[START DATA SHOWN]

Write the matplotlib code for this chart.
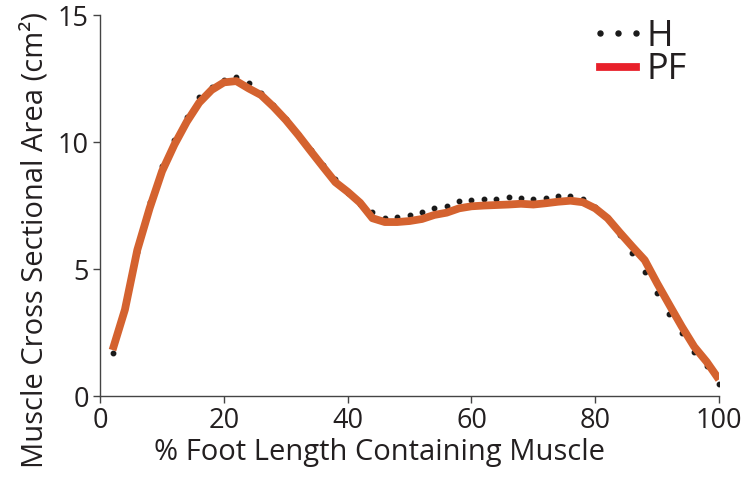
import matplotlib.pyplot as plt
from matplotlib.lines import Line2D

plt.rcParams['font.family'] = ['Open Sans', 'DejaVu Sans']

# % foot length (every 2 %)
pct = list(range(2, 101, 2))

# H: dotted series
h_area = [1.68, 3.54, 5.66, 7.65, 9.07, 10.08, 11.0, 11.76, 12.18, 12.44,
          12.57, 12.31, 11.95, 11.45, 10.9, 10.3, 9.69, 9.09, 8.55, 8.0,
          7.55, 7.23, 7.02, 7.06, 7.13, 7.23, 7.39, 7.47, 7.69, 7.73,
          7.74, 7.74, 7.82, 7.78, 7.77, 7.78, 7.87, 7.87, 7.75, 7.45,
          7.0, 6.34, 5.64, 4.89, 4.04, 3.23, 2.49, 1.74, 1.18, 0.47]

# PF: solid series
pf_area = [1.81, 3.4, 5.75, 7.4, 8.85, 9.9, 10.8, 11.55, 12.05, 12.35,
           12.4, 12.11, 11.85, 11.39, 10.87, 10.28, 9.65, 9.03, 8.42, 8.04,
           7.61, 7.0, 6.85, 6.85, 6.89, 6.97, 7.13, 7.22, 7.39, 7.47,
           7.5, 7.52, 7.54, 7.57, 7.54, 7.59, 7.65, 7.69, 7.63, 7.39,
           7.0, 6.43, 5.88, 5.35, 4.44, 3.58, 2.73, 1.94, 1.35, 0.65]

fig = plt.figure(figsize=(7.42, 4.78), dpi=100)
ax = fig.add_axes([0.135, 0.1715, 0.834, 0.797])

ax.plot(pct, h_area, linestyle='none', marker='o', markersize=3.2,
        color='#1a1a1a', zorder=2)
ax.plot(pct, pf_area, color='#d4622f', linewidth=5.6,
        solid_capstyle='butt', solid_joinstyle='round', zorder=3)

ax.set_xlim(0, 100)
ax.set_ylim(0, 15)
ax.set_xticks([0, 20, 40, 60, 80, 100])
ax.set_yticks([0, 5, 10, 15])

for side in ['top', 'right']:
    ax.spines[side].set_visible(False)
for side in ['left', 'bottom']:
    ax.spines[side].set_color('#444444')
    ax.spines[side].set_linewidth(1.0)
ax.tick_params(direction='out', length=5, width=1.0, colors='#444444',
               labelcolor='#231f20', labelsize=19.5, pad=3)

ax.set_xlabel('% Foot Length Containing Muscle', fontsize=21,
              color='#231f20', labelpad=2, x=0.452)
ax.set_ylabel('Muscle Cross Sectional Area (cm²)', fontsize=21,
              color='#231f20', labelpad=6, y=0.41)

handles = [
    Line2D([], [], linestyle='none', marker='o', markersize=3.6,
           color='#1a1a1a'),
    Line2D([], [], color='#e8202a', linewidth=5.6),
]
ax.legend(handles, ['H', 'PF'], loc='upper left', frameon=False,
          fontsize=26, numpoints=3, handlelength=1.6, handletextpad=0.0,
          labelspacing=-0.07, borderpad=0.0, borderaxespad=0.0,
          bbox_to_anchor=(0.79, 0.99), labelcolor='#231f20')

fig.savefig('out.png', dpi=100)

[END DATA SHOWN]

### TASK REQUIREMENTS
Leave the pictures out, and print every line of the listing exactly as written.

### WORKED ANSWER
Write the matplotlib code for this chart.
import matplotlib.pyplot as plt
from matplotlib.lines import Line2D

plt.rcParams['font.family'] = ['Open Sans', 'DejaVu Sans']

# % foot length (every 2 %)
pct = list(range(2, 101, 2))

# H: dotted series
h_area = [1.68, 3.54, 5.66, 7.65, 9.07, 10.08, 11.0, 11.76, 12.18, 12.44,
          12.57, 12.31, 11.95, 11.45, 10.9, 10.3, 9.69, 9.09, 8.55, 8.0,
          7.55, 7.23, 7.02, 7.06, 7.13, 7.23, 7.39, 7.47, 7.69, 7.73,
          7.74, 7.74, 7.82, 7.78, 7.77, 7.78, 7.87, 7.87, 7.75, 7.45,
          7.0, 6.34, 5.64, 4.89, 4.04, 3.23, 2.49, 1.74, 1.18, 0.47]

# PF: solid series
pf_area = [1.81, 3.4, 5.75, 7.4, 8.85, 9.9, 10.8, 11.55, 12.05, 12.35,
           12.4, 12.11, 11.85, 11.39, 10.87, 10.28, 9.65, 9.03, 8.42, 8.04,
           7.61, 7.0, 6.85, 6.85, 6.89, 6.97, 7.13, 7.22, 7.39, 7.47,
           7.5, 7.52, 7.54, 7.57, 7.54, 7.59, 7.65, 7.69, 7.63, 7.39,
           7.0, 6.43, 5.88, 5.35, 4.44, 3.58, 2.73, 1.94, 1.35, 0.65]

fig = plt.figure(figsize=(7.42, 4.78), dpi=100)
ax = fig.add_axes([0.135, 0.1715, 0.834, 0.797])

ax.plot(pct, h_area, linestyle='none', marker='o', markersize=3.2,
        color='#1a1a1a', zorder=2)
ax.plot(pct, pf_area, color='#d4622f', linewidth=5.6,
        solid_capstyle='butt', solid_joinstyle='round', zorder=3)

ax.set_xlim(0, 100)
ax.set_ylim(0, 15)
ax.set_xticks([0, 20, 40, 60, 80, 100])
ax.set_yticks([0, 5, 10, 15])

for side in ['top', 'right']:
    ax.spines[side].set_visible(False)
for side in ['left', 'bottom']:
    ax.spines[side].set_color('#444444')
    ax.spines[side].set_linewidth(1.0)
ax.tick_params(direction='out', length=5, width=1.0, colors='#444444',
               labelcolor='#231f20', labelsize=19.5, pad=3)

ax.set_xlabel('% Foot Length Containing Muscle', fontsize=21,
              color='#231f20', labelpad=2, x=0.452)
ax.set_ylabel('Muscle Cross Sectional Area (cm²)', fontsize=21,
              color='#231f20', labelpad=6, y=0.41)

handles = [
    Line2D([], [], linestyle='none', marker='o', markersize=3.6,
           color='#1a1a1a'),
    Line2D([], [], color='#e8202a', linewidth=5.6),
]
ax.legend(handles, ['H', 'PF'], loc='upper left', frameon=False,
          fontsize=26, numpoints=3, handlelength=1.6, handletextpad=0.0,
          labelspacing=-0.07, borderpad=0.0, borderaxespad=0.0,
          bbox_to_anchor=(0.79, 0.99), labelcolor='#231f20')

fig.savefig('out.png', dpi=100)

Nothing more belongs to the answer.